A (subjective) selection of the best magazine pages from last year by graphic designers Robert Wawryło and Marcin Rutkowski, and editor Kasia Petruk.
Rolling Stone, November 2015
Why? If you want to get the most out of a cover photo, get rid of all the surrounding elements – this principle always works. It gives the greatest focus on the main character. Instead of complicated or costly styling the impression comes from a deepened psychological study of the character. In this case, the idea was for a simple, naturalistic portrait of Adelle after hours, as if she just got out of the shower. The impact of that face and her look is immense.
Esquire (Spain), September 2015
Why? A realistically provocative image of Steve Carell with his face deformed by sticky tape. Unlike in the previous example, the seriousness is gone, so what has been achieved is more than realism. They say not everyone would agree to have such a painful and naturalistic portrait taken. This is neither comfortable nor photogenic. What we can be sure of is that both the model and the one who came up with this idea maintain a healthy distance.
The Outpost, September 2014/March 2015 #5
Why? This is a great example of simple yet unusual column design. Classic and minimal typography in a provocative layout. The column grid is normally only seen by graphic designers. Here it’s different. The designer is showing us the division. As if that was not enough, part of the layout was based on this visible three-column grid, but it was completely ignored later on, leaving only the construction lines visible. This brings a surprising anti-canonic effect. With all the extreme minimalism of this page, the result is ground-breaking and jaw-dropping, but without too much color or topping – just a rebellious idea.

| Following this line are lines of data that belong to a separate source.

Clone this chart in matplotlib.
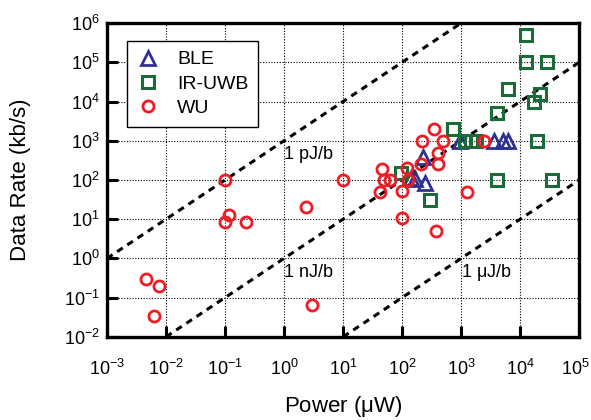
import matplotlib
matplotlib.use("Agg")
import matplotlib.pyplot as plt
import matplotlib.transforms as mtransforms

plt.rcParams["font.family"] = ["Liberation Sans", "DejaVu Sans"]
plt.rcParams["mathtext.default"] = "regular"

# BLE (triangles)
ble_power = [140, 165, 240, 230, 950, 3600, 5100, 6200]
ble_rate = [115, 105, 85, 380, 1000, 1000, 1000, 1000]

# IR-UWB (squares)
uwb_power = [95, 300, 740, 1150, 1450, 1800, 4000, 4000, 6300, 12800, 12600,
             29000, 17500, 21500, 19000, 34000]
uwb_rate = [150, 30, 2000, 1000, 1000, 1000, 5000, 100, 21000, 490000, 100000,
            100000, 10000, 16000, 1000, 100]

# WU (circles)
wu_power = [0.0045, 0.0075, 0.0063, 0.1, 0.115, 0.1, 0.23, 2.4, 3.0, 10,
            45, 50, 63, 43, 100, 100, 120, 125, 210, 220, 350, 400, 400,
            500, 1250, 380, 2400]
wu_rate = [0.3, 0.2, 0.034, 100, 12.5, 8.5, 8.5, 20, 0.065, 100,
           190, 100, 100, 50, 52, 10.5, 200, 100, 255, 1000, 2000, 500, 255,
           1000, 50, 5, 1000]

# energy-per-bit reference lines (power uW, rate kb/s)
pj_x, pj_y = [1e-3, 1e3], [1e0, 1e6]
nj_x, nj_y = [1e-2, 1e5], [1e-2, 1e5]
uj_x, uj_y = [1e1, 1e5], [1e-2, 1e2]

fig = plt.figure(figsize=(5.91, 4.20), dpi=100)
ax = fig.add_axes([0.181, 0.198, 0.799, 0.747])

for lx, ly in [(pj_x, pj_y), (nj_x, nj_y), (uj_x, uj_y)]:
    ax.plot(lx, ly, color="black", lw=2.2, linestyle=(0, (2.2, 1.8)), zorder=2)

ax.plot(ble_power, ble_rate, linestyle="none", marker="^", ms=10, mfc="none",
        mec="#2E3192", mew=2, label="BLE", zorder=3)
ax.plot(uwb_power, uwb_rate, linestyle="none", marker="s", ms=8, mfc="none",
        mec="#1B6B38", mew=2.2, label="IR-UWB", zorder=3)
ax.plot(wu_power, wu_rate, linestyle="none", marker="o", ms=8, mfc="none",
        mec="#EE1C25", mew=2, label="WU", zorder=4)

ax.text(1, 440, "1 pJ/b", fontsize=13, va="center", ha="left")
ax.text(1, 0.43, "1 nJ/b", fontsize=13, va="center", ha="left")
ax.text(1000, 0.43, "1 $\\mu$J/b", fontsize=13, va="center", ha="left")

ax.set_xscale("log")
ax.set_yscale("log")
ax.set_xlim(1e-3, 1e5)
ax.set_ylim(1e-2, 1e6)
ax.set_xticks([10.0 ** k for k in range(-3, 6)])
ax.set_yticks([10.0 ** k for k in range(-2, 7)])
ax.minorticks_off()

ax.grid(True, color="black", linestyle=(0, (1, 1.5)), lw=0.8)
for s in ax.spines.values():
    s.set_linewidth(2.4)
ax.tick_params(which="major", direction="in", length=8, width=2.2,
               labelsize=13, top=False, right=False)
ax.tick_params(axis="x", pad=16)
ax.tick_params(axis="y", pad=5)

ax.set_xlabel("Power ($\\mu$W)", fontsize=16, labelpad=11)
ax.set_ylabel("Data Rate (kb/s)", fontsize=16, labelpad=24)

# last x label sits on the figure edge, nudge it inward a little
fig.canvas.draw()
last = ax.get_xticklabels()[-1]
last.set_transform(last.get_transform() +
                   mtransforms.ScaledTranslation(-4 / 100, 0, fig.dpi_scale_trans))

leg = ax.legend(loc="upper left", bbox_to_anchor=(0.042, 0.943),
                borderaxespad=0, fontsize=14, fancybox=False, framealpha=1,
                edgecolor="black", handlelength=1.2, handletextpad=0.9,
                labelspacing=0.35, borderpad=0.5)
leg.get_frame().set_linewidth(1.0)

fig.savefig("out.png", dpi=100)
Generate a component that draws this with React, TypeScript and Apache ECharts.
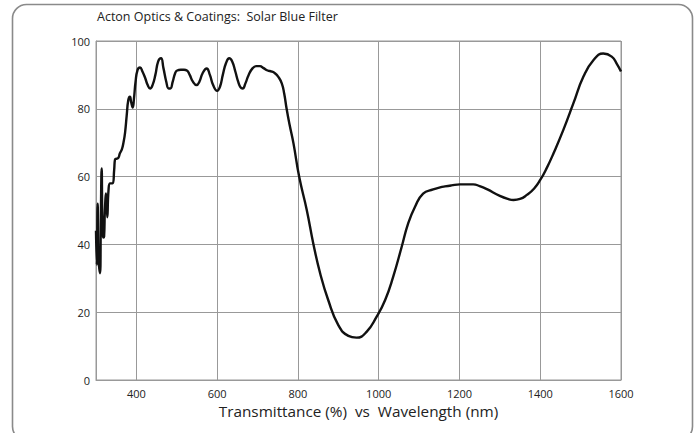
import React, { useEffect, useRef } from "react";
import * as echarts from "echarts";

const TITLE = "Acton Optics & Coatings:  Solar Blue Filter";
const X_NAME = "Transmittance (%)  vs  Wavelength (nm)";

const wavelengths: number[] = [
  300, 302, 304, 306, 308, 310, 312, 314, 316, 318, 320, 322, 325, 328, 331, 335, 341, 345, 347, 355,
  359, 364, 368, 372, 376, 380, 384, 387, 391, 394, 398, 403, 409, 415, 422, 428, 434, 440, 447, 454,
  461, 467, 474, 480, 484, 490, 496, 501, 510, 518, 525, 532, 540, 549, 556, 564, 574, 582, 590, 600,
  607, 614, 622, 630, 637, 645, 652, 658, 663, 670, 678, 688, 697, 706, 715, 725, 735, 743, 751, 760,
  766, 772, 779, 789, 803, 822, 838, 855, 875, 900, 925, 945, 970, 995, 1016, 1036, 1057, 1073, 1090, 1110,
  1135, 1152, 1164, 1180, 1201, 1234, 1250, 1268, 1300, 1320, 1334, 1350, 1367, 1385, 1400, 1416, 1433, 1457, 1482, 1507,
  1532, 1556, 1577, 1590, 1600,
];

const transmittance: number[] = [
  44, 34, 52, 36, 33, 31.5, 48, 62.4, 45, 42, 42.3, 50, 55, 48, 56, 58, 58, 62, 65, 65.5,
  66.8, 68, 70, 73, 78, 82.6, 83.6, 82, 80.4, 83, 88, 91.5, 92.2, 91, 89, 87, 86, 87, 90, 94,
  94.9, 92, 88, 86, 86, 88, 90.5, 91.3, 91.5, 91.5, 91.3, 90, 88, 87, 88, 90.5, 91.9, 90, 87, 85.3,
  86.5, 90, 93.5, 94.9, 94, 91, 88, 86.3, 86, 87.5, 90, 92, 92.6, 92.6, 92, 91.3, 91, 90.5, 89.5, 87.5,
  84.5, 80, 75.5, 69.8, 60, 50.1, 40.3, 31.5, 23.6, 16.2, 13, 12.5, 14.2, 18.7, 23.6, 30.5, 39.3, 46.2, 51.1, 55,
  56.2, 56.8, 57.1, 57.4, 57.7, 57.7, 57.2, 56.3, 54.3, 53.4, 53.1, 53.4, 54.6, 56.5, 59, 62.5, 66.9, 73.7, 81.6, 89.5,
  94.4, 96.3, 95.4, 93.2, 91,
];

const X_MIN = 300;
const X_MAX = 1600;
const X_STEP = 100;
const Y_MIN = 0;
const Y_MAX = 100;
const Y_STEP = 20;

const FONT = "'Open Sans', 'Noto Sans', sans-serif";

export default function App() {
  const ref = useRef<HTMLDivElement>(null);

  useEffect(() => {
    if (!ref.current) return;
    const chart = echarts.init(ref.current, undefined, { renderer: "svg" });
    const points = wavelengths.map((w, i) => [w, transmittance[i]]);
    chart.setOption({
      animation: false,
      backgroundColor: "#ffffff",
      textStyle: { fontFamily: FONT },
      title: {
        text: TITLE,
        left: 92,
        top: 5,
        textStyle: { fontSize: 12.5, fontWeight: "normal", color: "#222", fontFamily: FONT },
      },
      graphic: [
        {
          type: "rect",
          shape: { x: 12.5, y: 4.5, width: 680, height: 436, r: 14 },
          style: { fill: "none", stroke: "#8a8a8a", lineWidth: 1.6 },
          z: -1,
        },
      ],
      grid: {
        left: 96,
        right: 76,
        top: 41,
        bottom: 53,
        show: true,
        borderColor: "#999",
        borderWidth: 1,
      },
      xAxis: {
        type: "value",
        min: X_MIN,
        max: X_MAX,
        interval: X_STEP,
        name: X_NAME,
        nameLocation: "middle",
        nameGap: 22,
        nameTextStyle: { fontSize: 15.3, color: "#222", fontFamily: FONT },
        axisLine: { show: true, lineStyle: { color: "#999", width: 1 } },
        axisTick: { show: false },
        axisLabel: {
          fontSize: 11,
          color: "#222",
          margin: 8,
          showMinLabel: false,
          formatter: (v: number) => (v % 200 === 0 ? String(v) : ""),
        },
        splitLine: {
          show: true,
          lineStyle: { color: ["rgba(0,0,0,0)", "#999"], width: 1 },
        },
      },
      yAxis: {
        type: "value",
        min: Y_MIN,
        max: Y_MAX,
        interval: Y_STEP,
        axisLine: { show: true, lineStyle: { color: "#999", width: 1 } },
        axisTick: { show: false },
        axisLabel: { fontSize: 11, color: "#222", margin: 6 },
        splitLine: { show: true, lineStyle: { color: "#999", width: 1 } },
      },
      series: [
        {
          type: "line",
          data: points,
          showSymbol: false,
          smooth: 0.5,
          lineStyle: { color: "#111", width: 2.4 },
          clip: true,
        },
      ],
    });
    return () => chart.dispose();
  }, []);

  return (
    <div
      ref={ref}
      style={{ position: "fixed", left: 0, top: 0, width: 697, height: 433, background: "#fff" }}
    />
  );
}
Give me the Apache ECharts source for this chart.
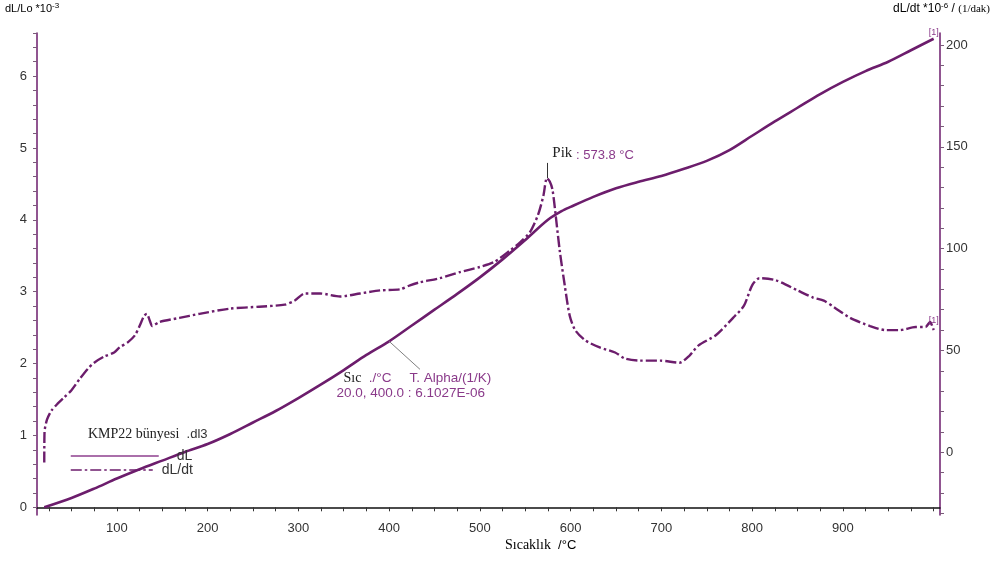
<!DOCTYPE html>
<html>
<head>
<meta charset="utf-8">
<script src="https://cdn.jsdelivr.net/npm/echarts@6/dist/echarts.min.js"></script>
<style>
  html, body { margin: 0; padding: 0; background: #ffffff; }
  #chart { width: 994px; height: 561px; }
</style>
</head>
<body>
<div id="chart"></div>
<script>
// Dilatometer run, sample "KMP22 bünyesi" (.dl3): relative expansion dL and its rate dL/dt

// dL/Lo *10^-3 against temperature (°C)
const dlTemps = [20, 50, 75, 100, 125, 150, 175, 200, 225, 250, 275, 300, 325, 350, 375, 400,
  425, 450, 475, 500, 525, 550, 575, 590, 600, 625, 650, 675, 700, 725, 750, 775, 800, 825,
  850, 875, 900, 925, 950, 975, 1000];
const dlValues = [0.00, 0.13, 0.26, 0.40, 0.53, 0.65, 0.77, 0.88, 1.02, 1.18, 1.34, 1.52, 1.71,
  1.91, 2.12, 2.31, 2.53, 2.75, 2.97, 3.20, 3.45, 3.72, 4.00, 4.12, 4.18, 4.32, 4.44, 4.53,
  4.61, 4.71, 4.82, 4.97, 5.17, 5.37, 5.56, 5.75, 5.92, 6.07, 6.20, 6.36, 6.52];

// dL/dt *10^-6 (1/dak) against temperature (°C)
const rateTemps = [20, 20.3, 23, 28, 35, 42, 50, 59, 68, 75, 86, 97, 103, 112, 120, 125, 130,
  133, 136, 139, 147, 169, 191, 224, 257, 285, 296, 307, 324, 346, 368, 390, 412, 423, 434,
  456, 478, 500, 516, 533, 544, 555, 564, 570, 573.8, 577, 580, 583.5, 588, 593.5, 599, 605,
  616, 632, 649, 660, 676, 699, 720, 731, 741, 760, 779, 791, 800, 808, 826, 850, 867, 879,
  891, 908, 930, 947, 963, 980, 991, 996, 1000];
const rateValues = [-5, 10, 16, 20.5, 24, 27, 30.5, 36, 41, 44, 47, 49, 51.5, 54, 57.5, 62, 67,
  68, 65, 62, 64, 66, 68, 70.5, 71.5, 72.5, 74.5, 78, 78, 76.5, 78, 79.5, 80, 82, 83.5,
  85.5, 88.5, 91, 93.5, 99, 103, 108, 116.5, 126, 134.6, 133, 129, 116.5, 99, 82, 67, 60,
  55, 51.5, 49, 46, 45, 45, 44, 47.5, 52.5, 57.5, 66, 72, 82, 85.5, 84.5, 79.5, 76, 74.5,
  71, 66, 62, 60, 60, 61.5, 61.5, 64, 60];

// Axis labels and ticks
const xLabels = [100, 200, 300, 400, 500, 600, 700, 800, 900];
const leftLabels = [0, 1, 2, 3, 4, 5, 6];
const rightLabels = [0, 50, 100, 150, 200];
const xTickValues = [];
for (let t = 25; t <= 1000; t += 25) xTickValues.push(t);
const leftTickValues = [];
for (let i = 0; i <= 33; i++) leftTickValues.push(+(i * 0.2).toFixed(1));
const rightTickValues = [];
for (let v = -30; v <= 200; v += 10) rightTickValues.push(v);

// Thermal expansion coefficient read-out
const alphaFrom = 20.0;
const alphaTo = 400.0;
const alphaText = '6.1027E-06';

const PURPLE = '#6c1d6c';
const TEXT_PURPLE = '#8a3a8a';
const SANS = '"Liberation Sans", Arial, sans-serif';
const NARROW = '"Liberation Sans Narrow", "Arial Narrow", "Liberation Sans", sans-serif';
const SERIF = '"Liberation Serif", "Times New Roman", serif';

const dlData = dlTemps.map((t, i) => [t, dlValues[i]]);
const rateData = rateTemps.map((t, i) => [t, rateValues[i]]);

// Peak of the rate curve
let peakIdx = 0;
rateValues.forEach((v, i) => { if (v > rateValues[peakIdx]) peakIdx = i; });
const peakT = rateTemps[peakIdx];
const peakV = rateValues[peakIdx];

const dlAtAlphaEnd = dlValues[dlTemps.indexOf(alphaTo)];
const lastDl = dlData[dlData.length - 1];
const lastRate = rateData[rateData.length - 1];

const chart = echarts.init(document.getElementById('chart'), null, { renderer: 'canvas' });

chart.setOption({
  backgroundColor: '#ffffff',
  animation: false,
  grid: { left: 37, right: 54, top: 33, bottom: 46, containLabel: false, outerBoundsMode: 'none' },
  title: {
    text: '{a|KMP22 bünyesi}{b|  .dl3}',
    left: 83, top: 422,
    textStyle: {
      fontWeight: 'normal',
      rich: {
        a: { fontFamily: SERIF, fontSize: 14, color: '#222', fontWeight: 'normal' },
        b: { fontFamily: SANS, fontSize: 13, color: '#333', fontWeight: 'normal' }
      }
    }
  },
  legend: [
    {
      data: ['dL'], left: 65, top: 444, itemWidth: 88, itemHeight: 12,
      selectedMode: false,
      itemStyle: { opacity: 0 },
      lineStyle: { width: 1.5, color: '#8e3f8e' },
      textStyle: { fontFamily: SANS, fontSize: 14, color: '#333', padding: [0, 0, 0, 13] }
    },
    {
      data: ['dL/dt'], left: 65, top: 458, itemWidth: 82, itemHeight: 12,
      selectedMode: false,
      itemStyle: { opacity: 0 },
      lineStyle: { width: 1.5 },
      textStyle: { fontFamily: SANS, fontSize: 14, color: '#333', padding: [0, 0, 0, 4] }
    }
  ],
  xAxis: {
    type: 'value', min: 12, max: 1007,
    axisLine: { lineStyle: { color: '#111', width: 1.5 } },
    axisTick: { customValues: xTickValues, length: 4, lineStyle: { color: '#333' } },
    axisLabel: { customValues: xLabels, fontFamily: NARROW, fontSize: 13, color: '#333', margin: 7 },
    splitLine: { show: false }
  },
  yAxis: [
    {
      type: 'value', position: 'left', min: -0.107, max: 6.6,
      axisLine: { show: true, lineStyle: { color: PURPLE, width: 1.5 } },
      axisTick: { customValues: leftTickValues, length: 4, lineStyle: { color: '#7a5a7a' } },
      axisLabel: { customValues: leftLabels, fontFamily: SANS, fontSize: 13, color: '#333', margin: 10 },
      splitLine: { show: false }
    },
    {
      type: 'value', position: 'right', min: -30.8, max: 205.9,
      axisLine: { show: true, lineStyle: { color: PURPLE, width: 1.5 } },
      axisTick: { customValues: rightTickValues, length: 4, lineStyle: { color: '#7a5a7a' } },
      axisLabel: { customValues: rightLabels, fontFamily: SANS, fontSize: 13, color: '#333', margin: 6 },
      splitLine: { show: false }
    }
  ],
  graphic: [
    {
      type: 'text', left: 5, top: 2,
      style: {
        text: '{t|dL/Lo *10}{s|-3}',
        rich: {
          t: { fontFamily: SANS, fontSize: 11, color: '#222' },
          s: { fontFamily: SANS, fontSize: 8, color: '#222', verticalAlign: 'top', padding: [0, 0, 6, 0] }
        }
      }
    },
    {
      type: 'text', right: 4, top: 2,
      style: {
        text: '{t|dL/dt *10}{s|-6}{t| / }{d|(1/dak)}',
        rich: {
          t: { fontFamily: SANS, fontSize: 12, color: '#222' },
          s: { fontFamily: SANS, fontSize: 8, color: '#222', verticalAlign: 'top', padding: [0, 0, 6, 0] },
          d: { fontFamily: SERIF, fontSize: 11, color: '#444' }
        }
      }
    },
    {
      type: 'text', left: 505, top: 538,
      style: {
        text: '{a|Sıcaklık}{b|  /°C}',
        rich: {
          a: { fontFamily: SERIF, fontSize: 14, color: '#222' },
          b: { fontFamily: NARROW, fontSize: 13, color: '#333' }
        }
      }
    }
  ],
  series: [
    {
      name: 'dL', type: 'line', yAxisIndex: 0, data: dlData,
      symbol: 'none', smooth: 0.3,
      lineStyle: { color: PURPLE, width: 2.6 },
      itemStyle: { color: PURPLE },
      markLine: {
        silent: true, symbol: ['none', 'none'],
        lineStyle: { color: '#808080', width: 1, type: 'solid' },
        label: { show: false },
        data: [[{ coord: [alphaTo, dlAtAlphaEnd] }, { coord: [434, 1.92] }]]
      },
      markPoint: {
        silent: true, symbol: 'circle', symbolSize: 1,
        itemStyle: { color: 'rgba(0,0,0,0)' },
        data: [
          {
            coord: [434, 1.92],
            label: {
              show: true, position: [-83, 2], align: 'left', verticalAlign: 'top',
              lineHeight: 15,
              formatter: '{s|Sıc}{p|  ./°C}{g|}{p|T. Alpha/(1/K)}\n{p|' +
                alphaFrom.toFixed(1) + ', ' + alphaTo.toFixed(1) + ' : ' + alphaText + '}',
              rich: {
                s: { fontFamily: SERIF, fontSize: 14, color: '#222', lineHeight: 15, padding: [0, 0, 0, 7] },
                p: { fontFamily: SANS, fontSize: 13.5, color: TEXT_PURPLE, lineHeight: 15 },
                g: { width: 18 }
              }
            }
          },
          {
            coord: lastDl,
            label: {
              show: true, position: 'top', distance: 1, formatter: '[1]',
              fontFamily: SANS, fontSize: 9, color: TEXT_PURPLE
            }
          }
        ]
      },
      z: 3
    },
    {
      name: 'dL/dt', type: 'line', yAxisIndex: 1, data: rateData,
      symbol: 'none', smooth: 0.25,
      lineStyle: { color: PURPLE, width: 2.4, type: [11, 3, 2.5, 3] },
      itemStyle: { color: PURPLE },
      markLine: {
        silent: true, symbol: ['none', 'none'],
        lineStyle: { color: '#333', width: 1, type: 'solid' },
        label: { show: false },
        data: [[{ coord: [peakT, peakV] }, { coord: [peakT, peakV + 7.5] }]]
      },
      markPoint: {
        silent: true, symbol: 'circle', symbolSize: 1,
        itemStyle: { color: 'rgba(0,0,0,0)' },
        data: [
          {
            coord: [peakT, peakV + 7.5],
            label: {
              show: true, position: [6, -9], align: 'left', verticalAlign: 'middle',
              formatter: '{k|Pik}{v| : ' + peakT.toFixed(1) + ' °C}',
              rich: {
                k: { fontFamily: SERIF, fontSize: 15, color: '#222' },
                v: { fontFamily: SANS, fontSize: 13, color: TEXT_PURPLE, padding: [4, 0, 0, 0] }
              }
            }
          },
          {
            coord: lastRate,
            label: {
              show: true, position: 'top', distance: 5, formatter: '[1]',
              fontFamily: SANS, fontSize: 9, color: TEXT_PURPLE
            }
          }
        ]
      },
      z: 3
    }
  ]
});
</script>
</body>
</html>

Entertainment Weekly, October 2014
Why? Some of us decided to expand the time limit of our summary for this cover. 2014 was a great comeback of former Batman – Michael Keaton, this time as Birdman. A magical realism portrait. Our attention is drawn to unusual font and arrangement of cover headlines. This is always a challenge for designers and editors because we’ve seen it all. In this example, the headlines are an integral element of the image (creating an even pattern in the background) and they also agree with the styling of the movie itself. In the era of 3D and high-end computer technology this trace of hand-made typography looks convincing and does not leave you indifferent.
New York Times, May 2015
Why? A complex economic story presented in a very effective but minimalistic way, which by the way is often NYT trademark. The image is formally very simple, even ascetic. Its massage is ambiguous and it does not answer the question asked. We can intuitively grasp the meaning – a banknote turning into a virtual form. Question: is it going to vanish completely?
Lagom, March 2015
Why? Classic elements but used in slightly different proportions than we got used to. First, the dominant message of the image. All other elements dominated by the photo of a cyclist. Spreading the photo on two facing pages, especially when it corresponds with the headline (Back in the Saddles) is a strong entry for the article. What’s also interesting is the classic two-element typography – nobody says anymore that two-element serif typeface looks old-fashioned. On the contrary, when we use it with an unusual proportion canon, we get a new modernist quality. Here the element violating our esthetic sleep mode is the size of the footer, almost equal to the font size of the headline.
Gazeta Magnetofonowa, December 2015
Why? New independent magazine about music – known only to the insiders (as for now). The cover following retro styling was designed by one of Poland’s leading young illustrators, author of numerous concert posters, Dawid Ryski. A simple and clear combination of two elements: music and Poland. Just like the good old Polish school of poster art.